→ **AIM OF THE EXERCISE**: Retype each record below word for word. Leave the pictures out.

→ **RECORDS FOR THE EXERCISE**:
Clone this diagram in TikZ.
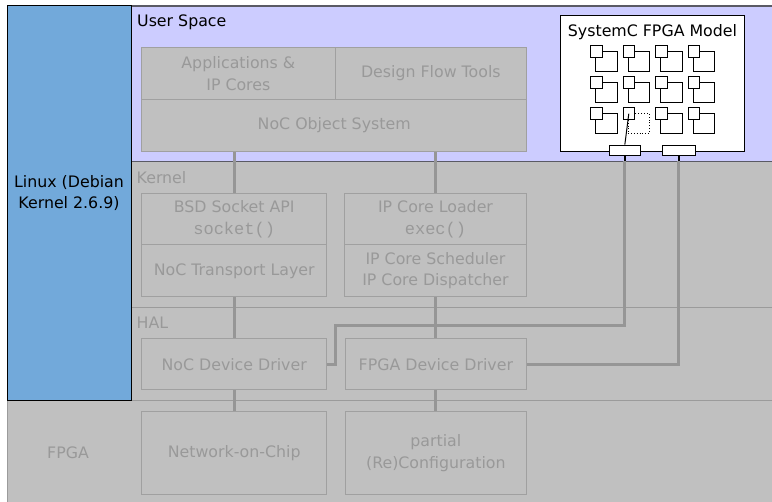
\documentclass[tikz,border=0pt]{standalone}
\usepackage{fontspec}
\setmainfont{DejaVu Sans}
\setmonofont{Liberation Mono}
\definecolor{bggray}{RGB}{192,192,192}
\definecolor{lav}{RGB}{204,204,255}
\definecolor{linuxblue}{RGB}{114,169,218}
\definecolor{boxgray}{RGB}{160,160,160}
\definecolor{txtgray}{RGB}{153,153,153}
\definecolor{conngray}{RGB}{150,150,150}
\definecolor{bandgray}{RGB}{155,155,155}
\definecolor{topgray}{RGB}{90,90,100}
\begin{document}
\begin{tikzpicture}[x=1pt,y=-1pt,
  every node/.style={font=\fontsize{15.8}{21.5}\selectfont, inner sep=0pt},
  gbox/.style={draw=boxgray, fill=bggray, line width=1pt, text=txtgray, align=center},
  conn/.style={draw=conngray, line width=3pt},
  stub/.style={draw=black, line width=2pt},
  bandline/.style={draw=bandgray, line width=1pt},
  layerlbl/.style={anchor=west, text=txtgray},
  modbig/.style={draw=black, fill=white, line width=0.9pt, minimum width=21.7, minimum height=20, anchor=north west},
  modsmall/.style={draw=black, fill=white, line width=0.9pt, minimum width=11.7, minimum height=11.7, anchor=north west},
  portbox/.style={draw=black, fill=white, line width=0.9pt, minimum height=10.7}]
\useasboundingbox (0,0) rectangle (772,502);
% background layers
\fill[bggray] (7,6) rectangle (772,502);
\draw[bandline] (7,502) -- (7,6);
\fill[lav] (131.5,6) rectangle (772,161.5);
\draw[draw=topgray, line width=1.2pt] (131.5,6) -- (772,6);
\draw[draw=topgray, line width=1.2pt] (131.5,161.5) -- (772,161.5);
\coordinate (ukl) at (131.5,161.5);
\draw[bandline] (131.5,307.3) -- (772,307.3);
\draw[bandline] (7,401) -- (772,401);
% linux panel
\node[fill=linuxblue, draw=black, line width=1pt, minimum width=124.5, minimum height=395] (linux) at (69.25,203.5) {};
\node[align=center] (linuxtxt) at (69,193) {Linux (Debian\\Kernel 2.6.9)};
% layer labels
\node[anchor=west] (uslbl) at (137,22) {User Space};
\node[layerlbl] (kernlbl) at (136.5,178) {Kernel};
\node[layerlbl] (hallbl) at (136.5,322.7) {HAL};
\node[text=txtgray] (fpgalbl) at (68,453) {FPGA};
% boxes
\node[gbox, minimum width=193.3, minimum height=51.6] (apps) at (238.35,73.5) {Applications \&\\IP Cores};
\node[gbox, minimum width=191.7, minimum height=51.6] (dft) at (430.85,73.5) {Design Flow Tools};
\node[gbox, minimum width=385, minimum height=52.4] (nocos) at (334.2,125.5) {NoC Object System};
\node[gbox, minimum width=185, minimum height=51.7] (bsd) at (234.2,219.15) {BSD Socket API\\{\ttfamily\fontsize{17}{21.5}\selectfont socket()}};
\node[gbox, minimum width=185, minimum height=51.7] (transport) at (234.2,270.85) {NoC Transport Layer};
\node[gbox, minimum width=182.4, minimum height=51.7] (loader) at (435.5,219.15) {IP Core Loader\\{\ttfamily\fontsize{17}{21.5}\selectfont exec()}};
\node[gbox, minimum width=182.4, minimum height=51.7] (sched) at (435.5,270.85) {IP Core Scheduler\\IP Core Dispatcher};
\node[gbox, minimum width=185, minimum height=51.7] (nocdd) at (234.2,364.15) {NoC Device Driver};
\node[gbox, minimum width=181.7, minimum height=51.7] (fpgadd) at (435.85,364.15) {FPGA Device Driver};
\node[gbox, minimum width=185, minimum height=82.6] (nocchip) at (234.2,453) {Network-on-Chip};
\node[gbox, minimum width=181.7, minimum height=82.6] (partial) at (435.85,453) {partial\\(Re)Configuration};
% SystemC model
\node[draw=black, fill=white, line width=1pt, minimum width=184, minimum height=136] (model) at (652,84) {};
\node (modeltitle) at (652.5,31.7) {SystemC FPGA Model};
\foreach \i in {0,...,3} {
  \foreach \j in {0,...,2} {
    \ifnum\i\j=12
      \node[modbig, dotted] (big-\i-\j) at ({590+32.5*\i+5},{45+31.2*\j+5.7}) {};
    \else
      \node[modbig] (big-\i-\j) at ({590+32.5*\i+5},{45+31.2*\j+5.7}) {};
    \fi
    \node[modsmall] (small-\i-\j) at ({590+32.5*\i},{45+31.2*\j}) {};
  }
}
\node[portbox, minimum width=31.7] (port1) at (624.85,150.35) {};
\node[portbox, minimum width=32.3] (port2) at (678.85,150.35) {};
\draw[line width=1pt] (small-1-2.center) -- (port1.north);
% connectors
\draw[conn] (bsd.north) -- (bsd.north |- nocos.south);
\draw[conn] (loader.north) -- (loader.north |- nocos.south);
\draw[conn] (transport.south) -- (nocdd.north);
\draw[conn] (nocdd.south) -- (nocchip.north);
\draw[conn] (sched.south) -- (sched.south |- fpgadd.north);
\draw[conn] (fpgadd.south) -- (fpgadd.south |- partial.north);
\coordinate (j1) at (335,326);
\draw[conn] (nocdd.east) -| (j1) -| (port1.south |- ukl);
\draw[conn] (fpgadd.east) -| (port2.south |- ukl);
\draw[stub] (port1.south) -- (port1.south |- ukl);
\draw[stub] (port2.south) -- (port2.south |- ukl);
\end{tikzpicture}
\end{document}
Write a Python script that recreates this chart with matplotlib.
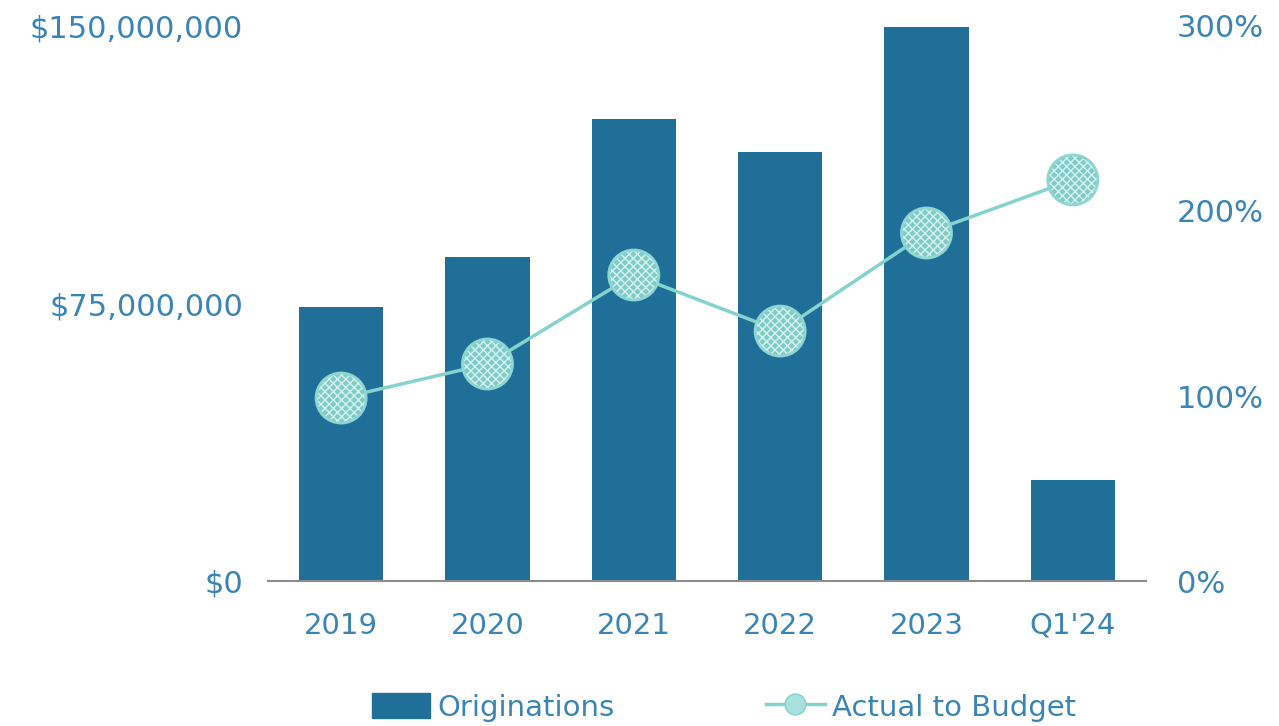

→ **RESPONSE**:
Clone this diagram in TikZ.
\documentclass[tikz,border=0pt]{standalone}
\usepackage{fontspec}
\setmainfont{DejaVu Sans}
\setmonofont{Liberation Mono}
\definecolor{bggray}{RGB}{192,192,192}
\definecolor{lav}{RGB}{204,204,255}
\definecolor{linuxblue}{RGB}{114,169,218}
\definecolor{boxgray}{RGB}{160,160,160}
\definecolor{txtgray}{RGB}{153,153,153}
\definecolor{conngray}{RGB}{150,150,150}
\definecolor{bandgray}{RGB}{155,155,155}
\definecolor{topgray}{RGB}{90,90,100}
\begin{document}
\begin{tikzpicture}[x=1pt,y=-1pt,
  every node/.style={font=\fontsize{15.8}{21.5}\selectfont, inner sep=0pt},
  gbox/.style={draw=boxgray, fill=bggray, line width=1pt, text=txtgray, align=center},
  conn/.style={draw=conngray, line width=3pt},
  stub/.style={draw=black, line width=2pt},
  bandline/.style={draw=bandgray, line width=1pt},
  layerlbl/.style={anchor=west, text=txtgray},
  modbig/.style={draw=black, fill=white, line width=0.9pt, minimum width=21.7, minimum height=20, anchor=north west},
  modsmall/.style={draw=black, fill=white, line width=0.9pt, minimum width=11.7, minimum height=11.7, anchor=north west},
  portbox/.style={draw=black, fill=white, line width=0.9pt, minimum height=10.7}]
\useasboundingbox (0,0) rectangle (772,502);
% background layers
\fill[bggray] (7,6) rectangle (772,502);
\draw[bandline] (7,502) -- (7,6);
\fill[lav] (131.5,6) rectangle (772,161.5);
\draw[draw=topgray, line width=1.2pt] (131.5,6) -- (772,6);
\draw[draw=topgray, line width=1.2pt] (131.5,161.5) -- (772,161.5);
\coordinate (ukl) at (131.5,161.5);
\draw[bandline] (131.5,307.3) -- (772,307.3);
\draw[bandline] (7,401) -- (772,401);
% linux panel
\node[fill=linuxblue, draw=black, line width=1pt, minimum width=124.5, minimum height=395] (linux) at (69.25,203.5) {};
\node[align=center] (linuxtxt) at (69,193) {Linux (Debian\\Kernel 2.6.9)};
% layer labels
\node[anchor=west] (uslbl) at (137,22) {User Space};
\node[layerlbl] (kernlbl) at (136.5,178) {Kernel};
\node[layerlbl] (hallbl) at (136.5,322.7) {HAL};
\node[text=txtgray] (fpgalbl) at (68,453) {FPGA};
% boxes
\node[gbox, minimum width=193.3, minimum height=51.6] (apps) at (238.35,73.5) {Applications \&\\IP Cores};
\node[gbox, minimum width=191.7, minimum height=51.6] (dft) at (430.85,73.5) {Design Flow Tools};
\node[gbox, minimum width=385, minimum height=52.4] (nocos) at (334.2,125.5) {NoC Object System};
\node[gbox, minimum width=185, minimum height=51.7] (bsd) at (234.2,219.15) {BSD Socket API\\{\ttfamily\fontsize{17}{21.5}\selectfont socket()}};
\node[gbox, minimum width=185, minimum height=51.7] (transport) at (234.2,270.85) {NoC Transport Layer};
\node[gbox, minimum width=182.4, minimum height=51.7] (loader) at (435.5,219.15) {IP Core Loader\\{\ttfamily\fontsize{17}{21.5}\selectfont exec()}};
\node[gbox, minimum width=182.4, minimum height=51.7] (sched) at (435.5,270.85) {IP Core Scheduler\\IP Core Dispatcher};
\node[gbox, minimum width=185, minimum height=51.7] (nocdd) at (234.2,364.15) {NoC Device Driver};
\node[gbox, minimum width=181.7, minimum height=51.7] (fpgadd) at (435.85,364.15) {FPGA Device Driver};
\node[gbox, minimum width=185, minimum height=82.6] (nocchip) at (234.2,453) {Network-on-Chip};
\node[gbox, minimum width=181.7, minimum height=82.6] (partial) at (435.85,453) {partial\\(Re)Configuration};
% SystemC model
\node[draw=black, fill=white, line width=1pt, minimum width=184, minimum height=136] (model) at (652,84) {};
\node (modeltitle) at (652.5,31.7) {SystemC FPGA Model};
\foreach \i in {0,...,3} {
  \foreach \j in {0,...,2} {
    \ifnum\i\j=12
      \node[modbig, dotted] (big-\i-\j) at ({590+32.5*\i+5},{45+31.2*\j+5.7}) {};
    \else
      \node[modbig] (big-\i-\j) at ({590+32.5*\i+5},{45+31.2*\j+5.7}) {};
    \fi
    \node[modsmall] (small-\i-\j) at ({590+32.5*\i},{45+31.2*\j}) {};
  }
}
\node[portbox, minimum width=31.7] (port1) at (624.85,150.35) {};
\node[portbox, minimum width=32.3] (port2) at (678.85,150.35) {};
\draw[line width=1pt] (small-1-2.center) -- (port1.north);
% connectors
\draw[conn] (bsd.north) -- (bsd.north |- nocos.south);
\draw[conn] (loader.north) -- (loader.north |- nocos.south);
\draw[conn] (transport.south) -- (nocdd.north);
\draw[conn] (nocdd.south) -- (nocchip.north);
\draw[conn] (sched.south) -- (sched.south |- fpgadd.north);
\draw[conn] (fpgadd.south) -- (fpgadd.south |- partial.north);
\coordinate (j1) at (335,326);
\draw[conn] (nocdd.east) -| (j1) -| (port1.south |- ukl);
\draw[conn] (fpgadd.east) -| (port2.south |- ukl);
\draw[stub] (port1.south) -- (port1.south |- ukl);
\draw[stub] (port2.south) -- (port2.south |- ukl);
\end{tikzpicture}
\end{document}
Write a Python script that recreates this chart with matplotlib.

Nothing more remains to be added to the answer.